All About SELinux


Table of Contents

Almost all of us have heard about SELinux. It stands for Security-Enhanced Linux, a set of kernel modifications, patches, tools that separates the security decision security policy. In simpler terms, the control of access to security policies including Mandatory Access Control (MAC) away from the security policies itself.  

What Is SELinux?

I will define these terms in a simpler way now. SELinux actually works on certain policies. These policies control how certain apps, services, users and others can access files, network and all other stuff. So, we can see that SELinux controls the access among various components acting more like a door. One can access the required resources only if he is having access or better-called privilege to access that file.

Now, normally this access or so-called privilege to grant access should be controlled by that resource itself which can be easily manipulated. Here SELinux comes in between taking the control to grant that access from that resource to itself hence separating the security decision from the security policies of that resource itself.

Here is an example to understand it better, assume that you are using a web browser to read this article right now. Can this web browser automatically access your certain picture located in a directory in your internal storage? The answer is No! You will have to manually locate and allow access to that directory to your browser in order to make your browser access that picture. This is an example that you have access to your files but not your client unless you give it permission.

​Your web browser asks you if you want to download and save a certain file into a disk, your gallery app on android asks you to give permission to access your storage. These are some examples of policy control of SELinux. By default, there are different policies that ship with your respective OS. These policies can be edited if you want, mostly differ from OS to OS. You can change these policies at your will if you are an advanced user. ​


SELinux was created by NSA (Yeah! The government organization that pulls stunts on the public like messing with their privacy) after significant research which indicated that most systems are insecure as some developers don’t spend enough time in making application secure (or users run malicious apps, malware, trojan on their system) and all other reasons which lead to development of SELinux. It is open source and developed continuously by various users. As I said earlier, SELinux works on policies. These policies are written mostly by Tresys Technology except individual developers. You can also contribute to policy development if you want or can create your own policies for your own use.

security enhanced linux selinux

SELinux Status

SELinux has 3 states overall i.e. Enforcing, Permissive and Disabled respectively. Let me explain this to you what they are and how they are important to you.

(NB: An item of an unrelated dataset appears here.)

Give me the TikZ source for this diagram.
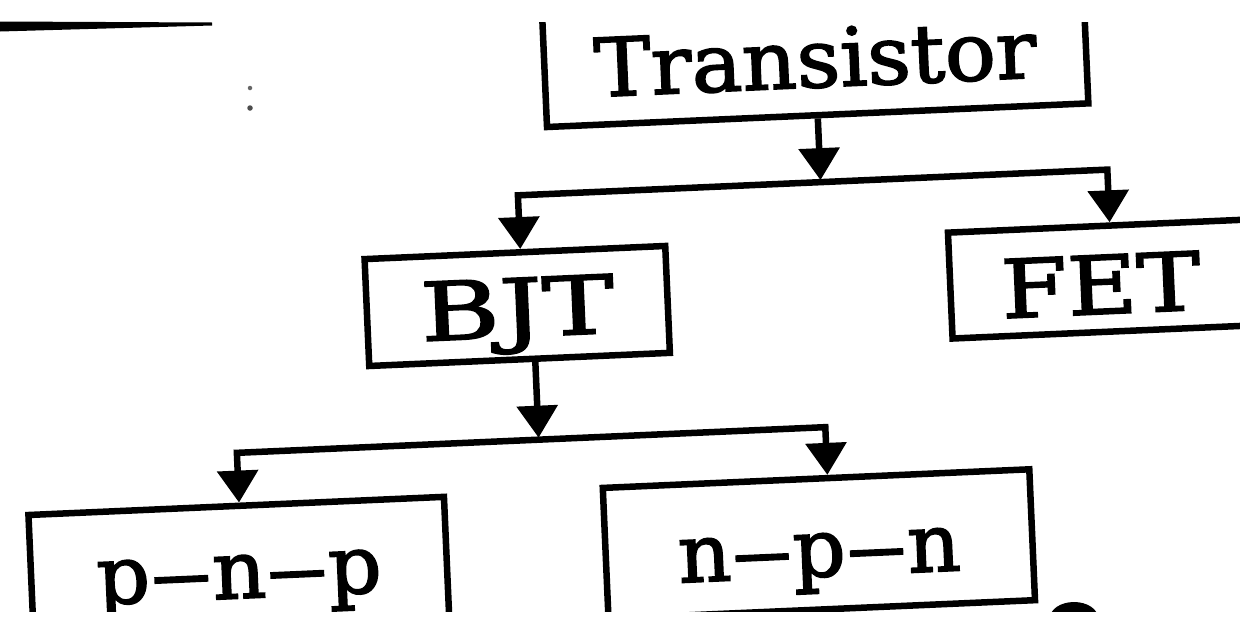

The first one is Enforcing. This status means that SELinux is implemented and all policies are enforced. This is a secure state as an app, service can’t access your resource without your intervention as SELinux will prevent it unless there is a rule in the policy present in SELinux. Hence, System is in the most secure state.

The second one is Permissive. This status indicates that SELinux is partially active. It will allow access to the resource if there is a policy, but will also allow access even if there isn’t rule. This status is considered insecure and is only used when a system/app/service is in the early stages as it can lead to system instability.

The main difference between Enforcing and Permissive is that Enforcing logs as well as enforces policies but Permissive only logs but doesn’t enforce policies.

Disable SELinux status means that it’s inactive and the system is completely insecure. Neither logging nor policies are enforced.

However, it is still Linux and not that insecure as you will assume. There are thousands of developers always working on Linux Kernel which ensures that it is safe and secure from different kinds of attacks, bugs.

getenforce selinux

You can check the SELinux status of your machine easily by using command “getenforce” or “sestatus” without quotes.

sestatus selinux command

Installing SELinux

If you are using Fedora, CentOS or any other distro updated in near present there are most chances that SELinux is shipped and enabled by default. As it is developed widely among Linux community almost every present distro is compatible with it like Ubuntu, Linux Mint, Fedora, Arch, and others. Though latest version like beta or alpha are exceptions and they mostly contain SELinux is permissive or Disabled.

Also in case, your OS doesn’t have SELinux installed by default you can install them manually by using this command.

sudo apt-get install selinux 

However, there are some other distros too that don’t ship SELinux but ships a popular alternative called AppArmor. AppArmor and SELinux work in different ways. You can also install App Armor if you want. I personally use AppArmor due to different facts. However, SELinux is considered to more secure, mature than AppArmor and is more utilized.  

Important Links

SELinux Wiki, AppArmor and SELinux (Linux Mint), SELinux (Arch)  


SELinux is an important part of the security of Linux based distros. Even Android started shipping its builds from Lollipop with SELinux Enforce. I recommended that you should use SELinux on your machine and keep it in enforce mode as long as possible. You can change to permissive mode if some app, service or system misbehaves and then add certain exceptions in policy and switch to enforce mode again.

Although SELinux was developed by the NSA, a large group of people is working on it and it is continuously becoming better. Use it, be safe and keep others safe.